"Imagination is more important than knowledge."
How Ronald Reagan Changed my Life by Peter Robinson, Harper Collins Publisher, 2003
Peter Robinson was a young impressionable college graduate who after four years at Dartmouth and two years at Oxford was ready to start his career. But what was he educated to do? By almost pure luck he obtained an interview with the Reagan White House speechwriters who were looking to fill a vacancy in vice president Bush's office. He landed the job and eventually joined President Reagan's speechwriters. During the six years he worked at the White House he learned ten important lessons about life from the president. By reading this book we can benefit and learn these lessons as well. No one could ever really know the true Ronald Reagan, but since it is a speechwriter's job to think like his boss and put into words his very thoughts the author might get as close as anyone other than Nancy Reagan. Read along as you find how the author's life changed as he learned from the great communicator. The pages reveal some fascinating glimpses of Reagan. How he looked to God for guidance and Nancy for support. Peter Robinson has done a masterful job painting a portrait which otherwise most of us could never see and in the process took with him lessons to last a lifetime.
Sandy Koufax "A Lefty's Legacy" by Jane Leavy, Harper Collins, Publishers, 2002
It was almost thirty nine years ago, September 9, 1965 at 9:46PM, Sandy Koufax had pitched a perfect game. It was his fourth no-hit, no-run game. Although I know it's impossible, but I just watched the game in the rocking chair in my office. A rerun on TV, no. I just saw it in the pages of this book.

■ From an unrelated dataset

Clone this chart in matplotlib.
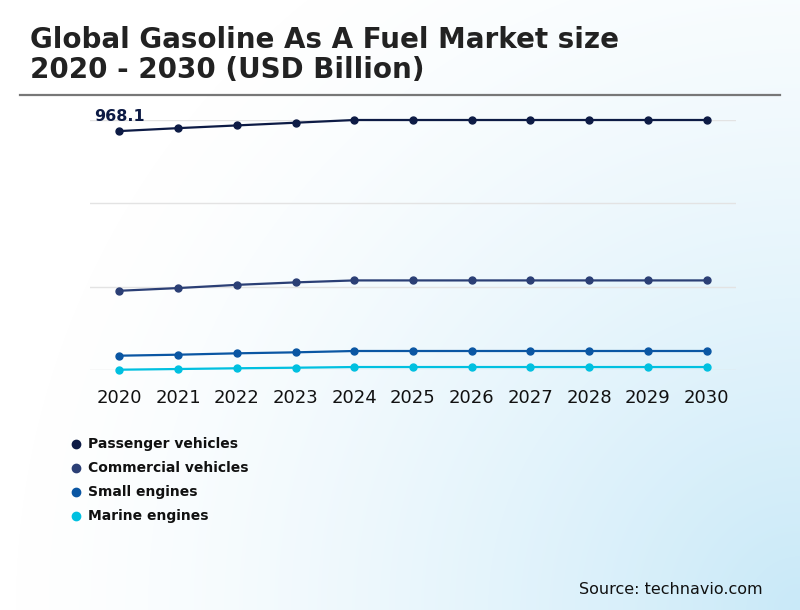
import numpy as np
import matplotlib
matplotlib.use("Agg")
import matplotlib.pyplot as plt
from matplotlib.colors import LinearSegmentedColormap

years = [2020, 2021, 2022, 2023, 2024, 2025, 2026, 2027, 2028, 2029, 2030]
passenger = [968.1, 980, 991, 1002, 1013, 1013, 1013, 1013, 1013, 1013, 1013]
commercial = [321, 332, 345, 355, 363, 363, 363, 363, 363, 363, 363]
small = [58, 62, 67.6, 71.6, 77, 77, 77, 77, 77, 77, 77]
marine = [1.2, 4, 7, 9.3, 12, 12, 12, 12, 12, 12, 12]
series_names = ["Passenger vehicles", "Commercial vehicles", "Small engines", "Marine engines"]
colors = ["#0d1b45", "#2b3f75", "#0a56a3", "#00c0e0"]
series = [passenger, commercial, small, marine]

W, H = 800, 610
fig = plt.figure(figsize=(W / 100, H / 100), dpi=100)

# radial gradient background from bottom-right corner
bg = fig.add_axes([0, 0, 1, 1], zorder=-10)
px, py = np.meshgrid(np.arange(W), np.arange(H))
d = np.hypot(W - px, H - py)
t = np.clip(1 - d / 800.0, 0, 1) ** 1.4
cmap = LinearSegmentedColormap.from_list("bg", ["#ffffff", "#c9e9f8"])
bg.imshow(t, cmap=cmap, origin="upper", extent=[0, 1, 0, 1], aspect="auto", vmin=0, vmax=1)
bg.set_axis_off()

# title and rule
fig.text(30 / W, 1 - 40 / H, "Global Gasoline As A Fuel Market size", fontsize=20,
         fontweight="bold", color="#222222", va="center", ha="left")
fig.text(30 / W, 1 - 70 / H, "2020 - 2030 (USD Billion)", fontsize=20,
         fontweight="bold", color="#222222", va="center", ha="left")
fig.add_artist(plt.Line2D([20 / W, 780 / W], [1 - 95 / H, 1 - 95 / H], color="#777777", lw=1.6))

# main axes
ax_l, ax_r, ax_t, ax_b = 90, 736, 120, 370
ax = fig.add_axes([ax_l / W, 1 - ax_b / H, (ax_r - ax_l) / W, (ax_b - ax_t) / H])
ax.patch.set_alpha(0)
ymax = 1013
ax.set_ylim(0, ymax)
ax.set_xlim(2019.5, 2030.5)
for s in ax.spines.values():
    s.set_visible(False)
ax.set_yticks(np.linspace(0, ymax, 4))
ax.set_yticklabels([])
ax.tick_params(axis="y", length=0)
ax.grid(axis="y", color="#e3e3e3", lw=1)
ax.set_axisbelow(True)
ax.set_xticks(years)
ax.set_xticklabels([str(y) for y in years], fontsize=13, color="#111111")
ax.tick_params(axis="x", length=0, pad=14)

for vals, c in zip(series, colors):
    ax.plot(years, vals, color=c, lw=1.6, marker="o", markersize=5, clip_on=False)

ax.annotate("968.1", (years[0], passenger[0]), xytext=(0, 5), textcoords="offset points",
            ha="center", va="bottom", fontsize=11.5, fontweight="bold", color="#0d1b45")

# legend
for i, (name, c) in enumerate(zip(series_names, colors)):
    y = 1 - (444 + 24 * i) / H
    fig.add_artist(plt.Line2D([76 / W], [y], marker="o", markersize=6, color=c, lw=0))
    fig.text(88 / W, y, name, fontsize=10, fontweight="bold", color="#111111", va="center", ha="left")

fig.text(763 / W, 1 - 589 / H, "Source: technavio.com", fontsize=11.5, color="#111111",
         ha="right", va="center")

fig.savefig("out.png", dpi=100)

I heard Vin Scully call the game, felt the tension in the Dodger dugout, and felt the pain of Bob Hendley, the Cubs pitcher, who threw a one hitter against the Dodgers and lost 1 - 0. I have never before experienced writing that could make events seem so real. How did the author do it? I don't have a clue. This a saga of one of baseball's greats and maybe the games least understood player. Jane Leavy dispels the many mistruths and allows us to meet and get to know the real Sandy Koufax. Bob Hendley when asked about his loss to Sandy said "It's no disgrace to get beat by class". Oh by the way I couldn't find my ticket stub to that perfect game, but I know I was in the Dodger Stadium on that September evening.
Softwar " An Intimate Portrait of Larry Ellison and Oracle" by Matthew Symonds, Simon & Shuster, 2003
This is the documentary of a very intense and competitive individual and the software company he founded in 1977. The author spent many months with Larry and numerous executives, former employees, customers and even competitors to bring life to this story. The book is very well written and at times makes you believe that Larry is arrogant, reckless and aloof and you find that you are pulling against him. At other periods you are convinced he is a brilliant tactician and visionary who has changed the software world forever and as a result earned every dime of his vast wealth. Symonds has woven a complex tapestry that includes images of Larry's private life, his quest for immortality, his longing to be loved and admired, and his drive to win America's Cup. Also woven in the fabric are the successes and failures of Oracle. It is impossible to distinguish which threads and patterns represent Larry's life and those that portray Oracle. Alas! I just realized that you can't see where one pattern ends and the other begins. The author has etched an image such that there is no Oracle without Larry, but more importantly no Larry Ellison with Oracle. A man and his machine one in the same. Now that I have discovered Symonds' secret and let you in on it you can read this adventure and enjoy this journey.
Everyone Else Must Fail by Karen Southwick, Crown Business, 2003
"The Unvarnished Truth About Oracle and Larry Ellison"
What image do you reach when you observe a organization from the outside? When your source of information is from former employees who left the company under less than favorable circumstances and customers who were less than satisfied. I conclude your image is less than accurate and biased. I believe that this is the result that the author has sketched in this book of Oracle and Ellison. This is third account of Oracle and it's founder Larry Ellison that I have read. It is the most negative and biased of the three. I am not suggesting that the perspective presented by the author is totally false and not worth hearing, but needs to be balanced if you want a true image of the company. The author predicts the eventual demise of Oracle because Ellison won't let anyone grow into a position where they could be his successor. Once they get close he finds a way to force them from the organization. Time will tell if she has it figured out. My recommendation is that if you want a complete picture of Oracle and Ellison you must not rely wholly on this source.